Il faut voir l’émotion qui passe à travers le dépassement de soi, à travers cette fraternité qui les lie. Le respect des autres, de leur environnement, et de leurs traditions en est presque culturel, intrinsèque. La bienveillance est leur essence.
Dans moins d’un mois, il y aura sur la scène de To’ata des grands costumes, des figurants, des danseurs, des chanteurs, des artistes, des tableaux vivants, dans lesquels chacun saura le rôle qu’il aura à jouer.
C’est un peu comme si entrer dans la ronde leur permettait de se reposer du cours du monde, le temps d’une soirée.
“Eux seuls savent gérer de concert l’euphorie et la discipline”
Il y aura des centaines de personnes qui vivront cet instant comme le dernier, tout en sachant qu’elles seront encore là l’année d’après. Sous un ciel céruléen, il y aura ces soirs-là une telle émulation, une telle unicité, un véritable supplément d’âme dans ce lieu déjà mythique.
Venez, et vous comprendrez, comme ils disent, le Heiva se vit mieux que ce qu’il s’écrit.
J’ai eu la chance de rencontrer l’un d’eux, Pau, qui prépare le Heiva et qui m’en parle comme de son bijou le plus précieux, rien qu’avec les yeux. Il danse depuis une vingtaine d’années, il a déjà remporté quelques prix, mais il a toujours dans son regard la candeur des commencements.
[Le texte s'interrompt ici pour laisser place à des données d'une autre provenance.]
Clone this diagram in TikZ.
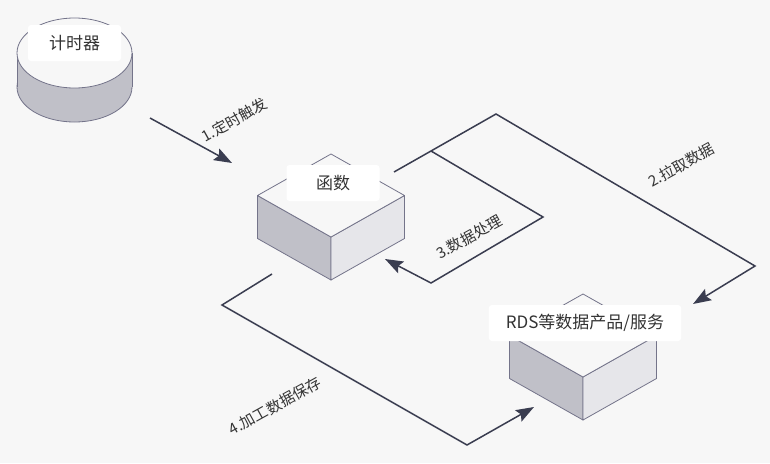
\documentclass[tikz,border=0pt]{standalone}
\usepackage{fontspec}
\newfontfamily\cjk{Noto Sans CJK SC}
\usetikzlibrary{arrows.meta}
\definecolor{bgcol}{HTML}{F7F7F7}
\definecolor{linecol}{HTML}{3A3D50}
\definecolor{edgecol}{HTML}{74748A}
\definecolor{leftcol}{HTML}{C0C0C8}
\definecolor{rightcol}{HTML}{E6E6EA}
\definecolor{textcol}{HTML}{333333}
\tikzset{
  flow/.style={linecol, line width=1.5pt, line join=miter},
  tip/.style={-{Stealth[length=18pt,width=13pt,inset=3pt]}},
  face/.style={draw=edgecol, line width=0.8pt, line join=round},
  tag/.style={fill=white, rounded corners=3pt, minimum width=93pt, minimum height=36pt,
    inner xsep=17pt, font=\cjk\fontsize{17}{20}\selectfont, text=textcol},
  steplabel/.style={rotate=29, inner sep=1pt, font=\cjk\fontsize{15}{18}\selectfont, text=textcol}
}
\begin{document}
\begin{tikzpicture}[x=1pt, y=-1pt]
  \fill[bgcol] (0,0) rectangle (770,463);
  \useasboundingbox (0,0) rectangle (770,463);

  % timer cylinder
  \filldraw[face, fill=leftcol] (74.5,87) ellipse [x radius=57.5, y radius=35];
  \fill[leftcol] (17,53) rectangle (132,87);
  \draw[face] (17,53) -- (17,87);
  \draw[face] (132,53) -- (132,87);
  \filldraw[face, fill=bgcol] (74.5,53) ellipse [x radius=57.5, y radius=35];

  % cubes
  \foreach \cx/\cy in {331/154, 583/294} {
    \filldraw[face, fill=leftcol] (\cx-73.5,\cy+41.5) -- (\cx,\cy+83) -- (\cx,\cy+126) -- (\cx-73.5,\cy+84.5) -- cycle;
    \filldraw[face, fill=rightcol] (\cx+73.5,\cy+41.5) -- (\cx,\cy+83) -- (\cx,\cy+126) -- (\cx+73.5,\cy+84.5) -- cycle;
    \filldraw[face, fill=bgcol] (\cx,\cy) -- (\cx+73.5,\cy+41.5) -- (\cx,\cy+83) -- (\cx-73.5,\cy+41.5) -- cycle;
  }

  \node[tag] (timer) at (74.5,43) {计时器};
  \node[tag] (func) at (333,183) {函数};
  \node[tag] (rds) at (585,323) {RDS等数据产品/服务};

  % connectors
  \coordinate (a1s) at (150,118);
  \coordinate (a1e) at (232,163);
  \draw[flow, tip] (a1s) -- (a1e);

  \coordinate (a2s) at (394,172);
  \coordinate (a2j) at (431,151);
  \coordinate (a2t) at (496,114);
  \coordinate (a2r) at (755,266);
  \coordinate (a2e) at (693,304);
  \draw[flow, tip] (a2s) -- (a2j) -- (a2t) -- (a2r) -- (a2e);

  \coordinate (a3r) at (543,217);
  \coordinate (a3b) at (431,283);
  \coordinate (a3e) at (385,259);
  \draw[flow, tip] (a2j) -- (a3r) -- (a3b) -- (a3e);

  \coordinate (a4s) at (272,274);
  \coordinate (a4l) at (222,305);
  \coordinate (a4b) at (467,445);
  \coordinate (a4e) at (534,407);
  \draw[flow, tip] (a4s) -- (a4l) -- (a4b) -- (a4e);

  \node[steplabel] (l1) at (234,120) {1.定时触发};
  \node[steplabel] (l2) at (681,165) {2.拉取数据};
  \node[steplabel] (l3) at (469,237) {3.数据处理};
  \node[steplabel] (l4) at (275,406) {4.加工数据保存};
\end{tikzpicture}
\end{document}
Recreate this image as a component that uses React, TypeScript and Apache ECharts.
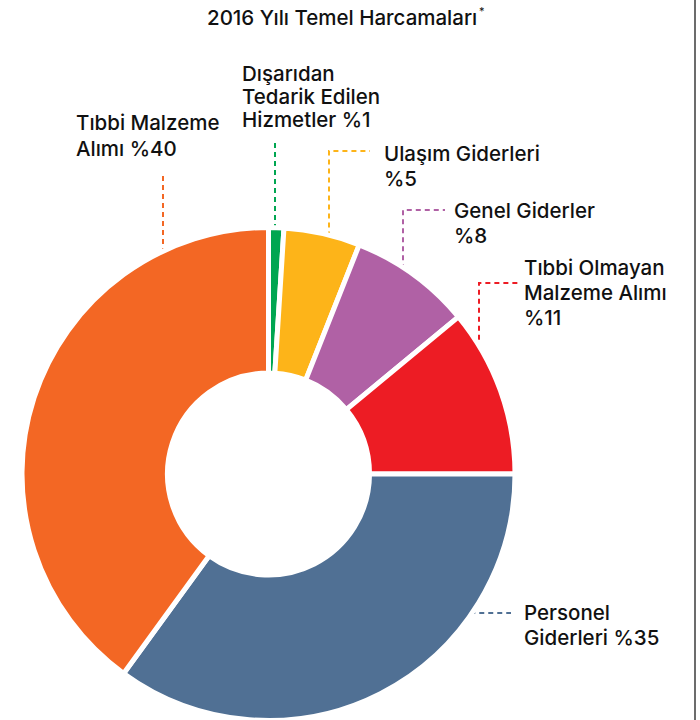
import { useEffect, useRef } from "react";
import * as echarts from "echarts";

// ---- data ----
const titleText = "2016 Yılı Temel Harcamaları";
const titleNote = "*";
const categories = [
  "Dışarıdan Tedarik Edilen Hizmetler",
  "Ulaşım Giderleri",
  "Genel Giderler",
  "Tıbbi Olmayan Malzeme Alımı",
  "Personel Giderleri",
  "Tıbbi Malzeme Alımı",
];
const values = [1, 5, 8, 11, 35, 40];
const labelTemplates = [
  "Dışarıdan\nTedarik Edilen\nHizmetler %{v}",
  "Ulaşım Giderleri\n%{v}",
  "Genel Giderler\n%{v}",
  "Tıbbi Olmayan\nMalzeme Alımı\n%{v}",
  "Personel\nGiderleri %{v}",
  "Tıbbi Malzeme\nAlımı %{v}",
];

// ---- styles / layout ----
const colors = ["#00A651", "#FDB419", "#B061A5", "#ED1C24", "#507094", "#F36724"];
const CX = 268.5;
const CY = 474;
const R_OUT = 246.5;
const R_IN = 101;
const BORDER = 5;
const R_VIS = R_OUT - BORDER / 2 + 1;
const FONT = "Inter, 'Liberation Sans', sans-serif";
const FONT_SIZE = 20.5;
const CAP_OFFSET = 5;

type LabelLayout = { tx: number; capTop: number; lh: number; kind: "v" | "h"; lx: number; ly: number; hx?: number };
const labelLayouts: LabelLayout[] = [
  { tx: 242, capTop: 68, lh: 23, kind: "v", lx: 275, ly: 141 },
  { tx: 384, capTop: 148, lh: 25, kind: "v", lx: 329, ly: 151, hx: 370 },
  { tx: 454, capTop: 205, lh: 25, kind: "v", lx: 403, ly: 210, hx: 445 },
  { tx: 524, capTop: 262, lh: 25, kind: "v", lx: 479, ly: 283, hx: 521 },
  { tx: 524, capTop: 607, lh: 25, kind: "h", lx: 0, ly: 613, hx: 511 },
  { tx: 76, capTop: 117, lh: 26, kind: "v", lx: 163, ly: 172 },
];

const edgeY = (x: number) => CY - Math.sqrt(R_VIS * R_VIS - (x - CX) * (x - CX));
const edgeX = (y: number) => CX + Math.sqrt(R_VIS * R_VIS - (y - CY) * (y - CY));

export default function App() {
  const ref = useRef<HTMLDivElement>(null);
  useEffect(() => {
    document.body.style.margin = "0";
    if (!ref.current) return;
    const chart = echarts.init(ref.current, null, { renderer: "svg" });
    const data = categories.map((name, i) => ({
      name,
      value: values[i],
      itemStyle: { color: colors[i] },
      label: { lineHeight: labelLayouts[i].lh },
      labelLine: { lineStyle: { color: colors[i] } },
    }));
    chart.setOption({
      animation: false,
      backgroundColor: "#ffffff",
      title: {
        text: titleText,
        left: 207,
        top: 3,
        padding: 0,
        textStyle: { fontFamily: FONT, fontSize: 20.5, fontWeight: 500, color: "#111", lineHeight: 28 },
      },
      graphic: [
        {
          type: "text",
          left: 479,
          top: 5,
          style: { text: titleNote, fontFamily: FONT, fontSize: 11, fill: "#111" },
        },
        {
          type: "line",
          shape: { x1: 695, y1: 0, x2: 695, y2: 720 },
          style: { stroke: "#6c6c6c", lineWidth: 2 },
        },
      ],
      series: [
        {
          type: "pie",
          center: [CX, CY],
          radius: [R_IN, R_OUT],
          startAngle: 90,
          clockwise: true,
          avoidLabelOverlap: false,
          itemStyle: { borderColor: "#ffffff", borderWidth: BORDER },
          emphasis: { disabled: true },
          label: {
            show: true,
            position: "outside",
            fontFamily: FONT,
            fontSize: FONT_SIZE,
            fontWeight: 500,
            color: "#111",
            align: "left",
            formatter: (p: any) => labelTemplates[p.dataIndex].replace("{v}", String(p.value)),
          },
          labelLine: {
            show: true,
            length: 10,
            length2: 10,
            lineStyle: { width: 2, type: [5, 4] },
          },
          labelLayout: (params: any) => {
            const L = labelLayouts[params.dataIndex];
            let pts: number[][];
            if (L.kind === "v") {
              const hx = L.hx ?? L.lx;
              pts = [
                [L.lx, edgeY(L.lx)],
                [L.lx, L.ly],
                [hx, L.ly],
              ];
            } else {
              const hx = L.hx ?? 0;
              pts = [
                [edgeX(L.ly), L.ly],
                [hx, L.ly],
                [hx, L.ly],
              ];
            }
            return {
              x: L.tx,
              y: L.capTop - CAP_OFFSET - (L.lh - FONT_SIZE) / 2,
              align: "left",
              verticalAlign: "top",
              labelLinePoints: pts,
            };
          },
          data,
        },
      ],
    });
    return () => chart.dispose();
  }, []);
  return <div ref={ref} style={{ width: 700, height: 720 }} />;
}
Je l’ai vu à l’œuvre à plusieurs reprises, il est plutôt à l’aise avec son corps, un corps affaibli mais qui baigne dans l’insouciance dès les premières notes du To’ere.
Il n’a d’ailleurs pas un physique ordinaire, son torse est dessiné, son sourire est large et laisse entrevoir ses dents écartées ; les dents du bonheur paraît-il. Ses grands yeux bruns sont rieurs, parfois moqueurs lorsque j’essaie de rouler les R, son accent est chantant. Je lui pose beaucoup de questions, il ne m’interrompt jamais, et se contente seulement de danser les réponses.
Le Heiva est pour lui, comme pour les autres, l’occasion de se montrer, de faire parler d’eux et de leur pays. Ils imaginent peut-être à tort que le reste de l’année nous ne leur prêtons que peu d’attention. Mais si seulement ils savaient ce que représente leur île pour nombre d’entre nous ; s’ils savaient que ce sont eux qui ont raison, et nous qui les admirons en secret.
Eux seuls savent gérer de concert l’euphorie et la discipline.